Clearly, $\frac{1}{n} \displaystyle\int_{\varphi(n)T}^n |f-\bar f|^p \xrightarrow{n \to \infty}0$. On the other hand, $$ \frac{\varphi(n)}{n} = \big \lfloor \frac{n}{T} \big \rfloor \frac{1}{n} \xrightarrow{n \to \infty} \frac{1}{T}. $$

It follows that $$ \lim_n \|u_n-\bar f\|_p = \bigg ( \frac{1}{T} \int_0^{T} |f-\bar f|^p \bigg)^{1/p}. $$

Answer 1

Te calculation is actually much simpler that what you have.
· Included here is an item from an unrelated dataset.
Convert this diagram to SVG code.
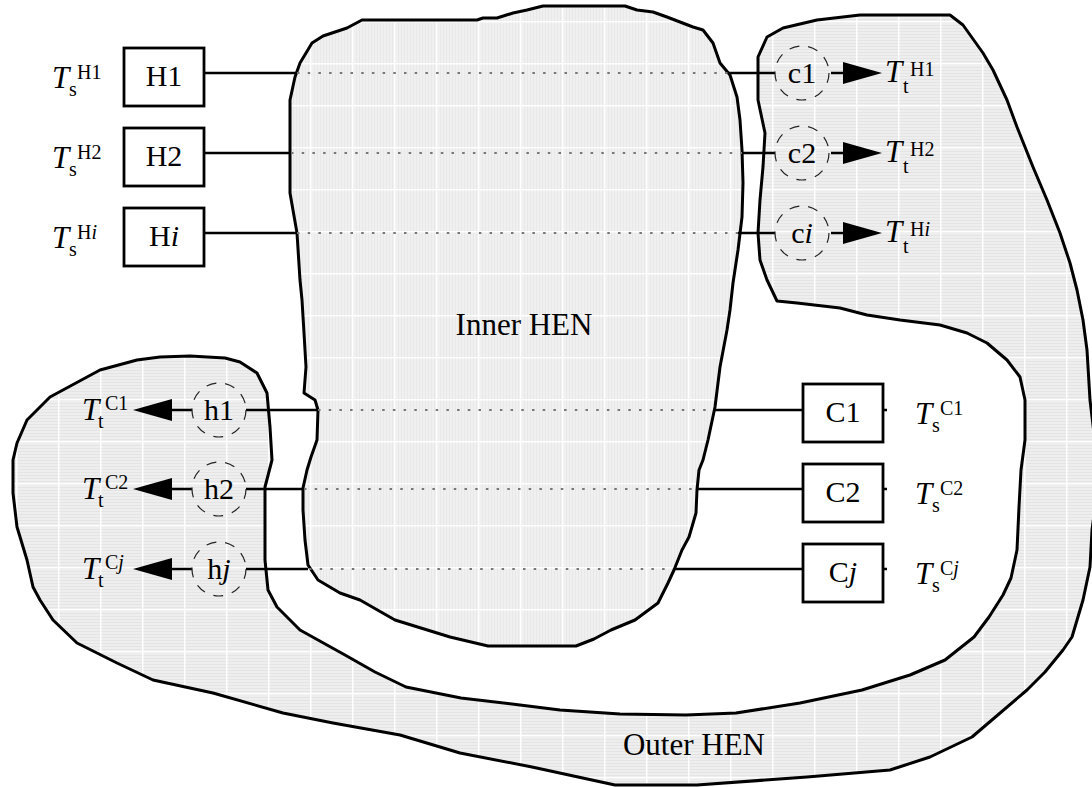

Notice that if $\phi$ is $T$ periodic and say, locally integrable, then for any $a\in\mathbb{R}$, $$\int^{T+a}_a\phi=\int^T_0\phi$$

From that observation, along with the change of variable $u=nx+b$, one gets \begin{align} \int^T_0\phi(nx+b)\,dx&=\frac{1}{n}\int^{nT+b}_b\phi(u)\,du\\ &=\frac{1}{n}\sum^{n-1}_{k=0}\int^{(k+1)T+b}_{kT+b}\phi(u)\,du\\ &=\frac{1}{n}\sum^{n-1}_{k=0}\int^{(k+1)T}_{kT}\phi(u)\,du\\ &=\int^T_0\phi(u)\,dx\end{align} In your case, take $\phi(x)=|f(x)-\overline{f}|$, where $f$ is a $1$-periodic function ($T=1$).